The business operation was simple - Company 'A' listed on the Stock Exchange approached financial services co. for say, a merger deal with another company. Strategy demanded that share price should 'shoot' up. (Naturally. Or artificially! And the higher the better.) So a report was made out to subscribing clients recommending to 'buy' Company A stocks. (Company A and other close clients were discreetly advised to hold from investing.) Rumours were circulated, some 'activity' initiated. And gullible investors would contribute the rest to make stock price shoot up.

As the example illustrates, from the financial services company's point, there is 'business synergy' rather than conflict. Yet, there was a pretense of separation of operations, with separate divisions, China Walls and what-have-you.

Microsoft and eTrust
From all reports, Microsoft continues to collect personal data from web surfers (surreptitiously of course!). It has recently offered internet users "free.NET", a free 'passport' that purports to guarantee their bona fides when surfing or shopping, promoting this as 'one easy way to sign-in and shop online'. As per a report filed with the European Commission, Microsoft is apparently 'harvesting' personal information either from their email address or from websites they visit to make a purchase, play games or even conduct a bank transaction!

Auditing is big business - despite Andersen
Despite the collapse of (erstwhile top 3 audit firm) Arthur Andersen, more opportunities are opening up for audit firms.

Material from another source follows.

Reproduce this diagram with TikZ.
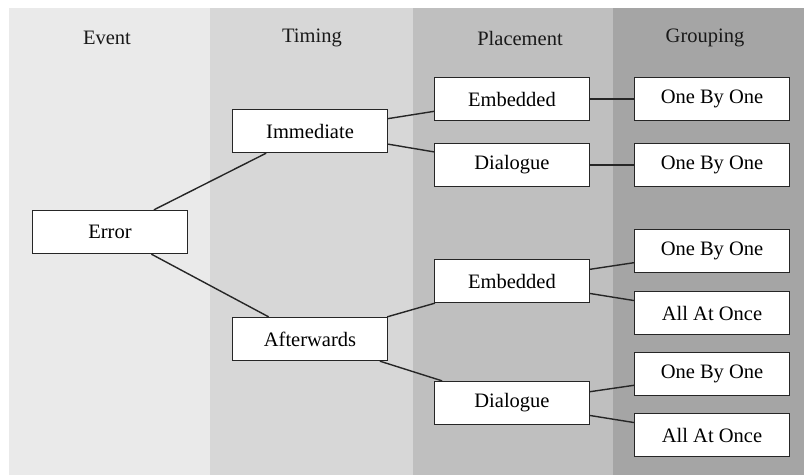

A recent entrant is media audit. (Refer industry survey conducted by Media Trends team on 'Mega Media Buying Shops' Media Trends April 12, 2002.)
As more & more media shops combine into large conglomerates, the clients' fear of conflict of interest increases. There are several reasons for this:

Alignment & Confidentiality: While the group flagship may be the main (roster) media shop for General Motors U.S.A., a smaller shop belonging to the same group may deal with Ford Motors, India. Leading to potential client conflicts, due to (perceived) lack of control of confidential data.

Skills set: Is the media shop able to identify / negotiate the best deals? Is / should the media shop be able to identify potential media properties for low cost, long term investments? Skills for new media?

Transparency: Are benefits being passed on to the client as per agreement? Completely? Is the buying based on any 'considerations' other than the client/brand benefit?

Promise & Performance: How to monitor the performance of the media shop? Have they kept their delivery promises?

Lack of trust has assumed such alarming proportions that we may soon see auditors who audit auditors. Just to ensure that the audit is without bias!